## Begin Data section

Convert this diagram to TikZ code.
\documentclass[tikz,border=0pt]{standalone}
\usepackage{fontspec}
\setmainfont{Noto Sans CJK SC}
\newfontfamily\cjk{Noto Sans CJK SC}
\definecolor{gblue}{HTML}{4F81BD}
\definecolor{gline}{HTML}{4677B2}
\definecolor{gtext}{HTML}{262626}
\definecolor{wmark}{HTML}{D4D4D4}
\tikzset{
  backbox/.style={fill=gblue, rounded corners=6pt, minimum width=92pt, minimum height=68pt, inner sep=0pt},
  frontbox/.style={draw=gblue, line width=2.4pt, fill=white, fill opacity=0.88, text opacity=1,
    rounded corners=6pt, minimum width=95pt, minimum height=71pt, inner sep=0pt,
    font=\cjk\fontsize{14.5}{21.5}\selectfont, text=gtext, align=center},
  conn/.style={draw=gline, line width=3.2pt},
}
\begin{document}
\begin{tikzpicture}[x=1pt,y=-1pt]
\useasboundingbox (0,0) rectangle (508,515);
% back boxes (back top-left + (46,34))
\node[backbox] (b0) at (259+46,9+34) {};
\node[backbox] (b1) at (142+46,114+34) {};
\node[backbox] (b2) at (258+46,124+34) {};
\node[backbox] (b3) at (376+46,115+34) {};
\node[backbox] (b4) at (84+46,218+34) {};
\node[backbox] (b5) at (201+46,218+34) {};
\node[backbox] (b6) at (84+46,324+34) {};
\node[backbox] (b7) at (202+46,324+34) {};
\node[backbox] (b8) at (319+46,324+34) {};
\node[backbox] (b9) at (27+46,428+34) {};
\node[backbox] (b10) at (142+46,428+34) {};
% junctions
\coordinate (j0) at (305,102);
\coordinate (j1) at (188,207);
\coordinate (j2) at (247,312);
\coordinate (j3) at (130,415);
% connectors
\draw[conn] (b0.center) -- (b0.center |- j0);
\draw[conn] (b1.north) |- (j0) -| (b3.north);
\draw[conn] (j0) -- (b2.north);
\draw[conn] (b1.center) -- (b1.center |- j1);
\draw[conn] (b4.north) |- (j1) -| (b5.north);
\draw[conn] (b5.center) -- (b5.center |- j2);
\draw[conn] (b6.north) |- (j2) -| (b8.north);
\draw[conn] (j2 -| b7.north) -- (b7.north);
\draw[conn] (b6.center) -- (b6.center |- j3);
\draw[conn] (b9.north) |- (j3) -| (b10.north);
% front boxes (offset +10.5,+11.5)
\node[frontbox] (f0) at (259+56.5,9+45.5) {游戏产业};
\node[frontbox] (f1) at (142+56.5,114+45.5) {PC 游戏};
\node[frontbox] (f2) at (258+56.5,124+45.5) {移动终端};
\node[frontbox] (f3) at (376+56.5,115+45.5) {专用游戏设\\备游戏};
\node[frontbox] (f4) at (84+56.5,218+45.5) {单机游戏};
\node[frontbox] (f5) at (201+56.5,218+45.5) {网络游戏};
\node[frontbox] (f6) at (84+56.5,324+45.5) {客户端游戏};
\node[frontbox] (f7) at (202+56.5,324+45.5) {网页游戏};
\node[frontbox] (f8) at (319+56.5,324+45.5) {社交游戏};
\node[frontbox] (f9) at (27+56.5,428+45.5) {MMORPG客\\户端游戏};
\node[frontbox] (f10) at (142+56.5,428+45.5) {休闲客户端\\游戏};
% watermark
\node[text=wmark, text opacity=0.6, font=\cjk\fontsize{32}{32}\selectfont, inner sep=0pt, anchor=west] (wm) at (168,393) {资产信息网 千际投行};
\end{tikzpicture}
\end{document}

## End Data section

Task details
Using the listing above, retype each line exactly.

Output of the task
Convert this diagram to TikZ code.
\documentclass[tikz,border=0pt]{standalone}
\usepackage{fontspec}
\setmainfont{Noto Sans CJK SC}
\newfontfamily\cjk{Noto Sans CJK SC}
\definecolor{gblue}{HTML}{4F81BD}
\definecolor{gline}{HTML}{4677B2}
\definecolor{gtext}{HTML}{262626}
\definecolor{wmark}{HTML}{D4D4D4}
\tikzset{
  backbox/.style={fill=gblue, rounded corners=6pt, minimum width=92pt, minimum height=68pt, inner sep=0pt},
  frontbox/.style={draw=gblue, line width=2.4pt, fill=white, fill opacity=0.88, text opacity=1,
    rounded corners=6pt, minimum width=95pt, minimum height=71pt, inner sep=0pt,
    font=\cjk\fontsize{14.5}{21.5}\selectfont, text=gtext, align=center},
  conn/.style={draw=gline, line width=3.2pt},
}
\begin{document}
\begin{tikzpicture}[x=1pt,y=-1pt]
\useasboundingbox (0,0) rectangle (508,515);
% back boxes (back top-left + (46,34))
\node[backbox] (b0) at (259+46,9+34) {};
\node[backbox] (b1) at (142+46,114+34) {};
\node[backbox] (b2) at (258+46,124+34) {};
\node[backbox] (b3) at (376+46,115+34) {};
\node[backbox] (b4) at (84+46,218+34) {};
\node[backbox] (b5) at (201+46,218+34) {};
\node[backbox] (b6) at (84+46,324+34) {};
\node[backbox] (b7) at (202+46,324+34) {};
\node[backbox] (b8) at (319+46,324+34) {};
\node[backbox] (b9) at (27+46,428+34) {};
\node[backbox] (b10) at (142+46,428+34) {};
% junctions
\coordinate (j0) at (305,102);
\coordinate (j1) at (188,207);
\coordinate (j2) at (247,312);
\coordinate (j3) at (130,415);
% connectors
\draw[conn] (b0.center) -- (b0.center |- j0);
\draw[conn] (b1.north) |- (j0) -| (b3.north);
\draw[conn] (j0) -- (b2.north);
\draw[conn] (b1.center) -- (b1.center |- j1);
\draw[conn] (b4.north) |- (j1) -| (b5.north);
\draw[conn] (b5.center) -- (b5.center |- j2);
\draw[conn] (b6.north) |- (j2) -| (b8.north);
\draw[conn] (j2 -| b7.north) -- (b7.north);
\draw[conn] (b6.center) -- (b6.center |- j3);
\draw[conn] (b9.north) |- (j3) -| (b10.north);
% front boxes (offset +10.5,+11.5)
\node[frontbox] (f0) at (259+56.5,9+45.5) {游戏产业};
\node[frontbox] (f1) at (142+56.5,114+45.5) {PC 游戏};
\node[frontbox] (f2) at (258+56.5,124+45.5) {移动终端};
\node[frontbox] (f3) at (376+56.5,115+45.5) {专用游戏设\\备游戏};
\node[frontbox] (f4) at (84+56.5,218+45.5) {单机游戏};
\node[frontbox] (f5) at (201+56.5,218+45.5) {网络游戏};
\node[frontbox] (f6) at (84+56.5,324+45.5) {客户端游戏};
\node[frontbox] (f7) at (202+56.5,324+45.5) {网页游戏};
\node[frontbox] (f8) at (319+56.5,324+45.5) {社交游戏};
\node[frontbox] (f9) at (27+56.5,428+45.5) {MMORPG客\\户端游戏};
\node[frontbox] (f10) at (142+56.5,428+45.5) {休闲客户端\\游戏};
% watermark
\node[text=wmark, text opacity=0.6, font=\cjk\fontsize{32}{32}\selectfont, inner sep=0pt, anchor=west] (wm) at (168,393) {资产信息网 千际投行};
\end{tikzpicture}
\end{document}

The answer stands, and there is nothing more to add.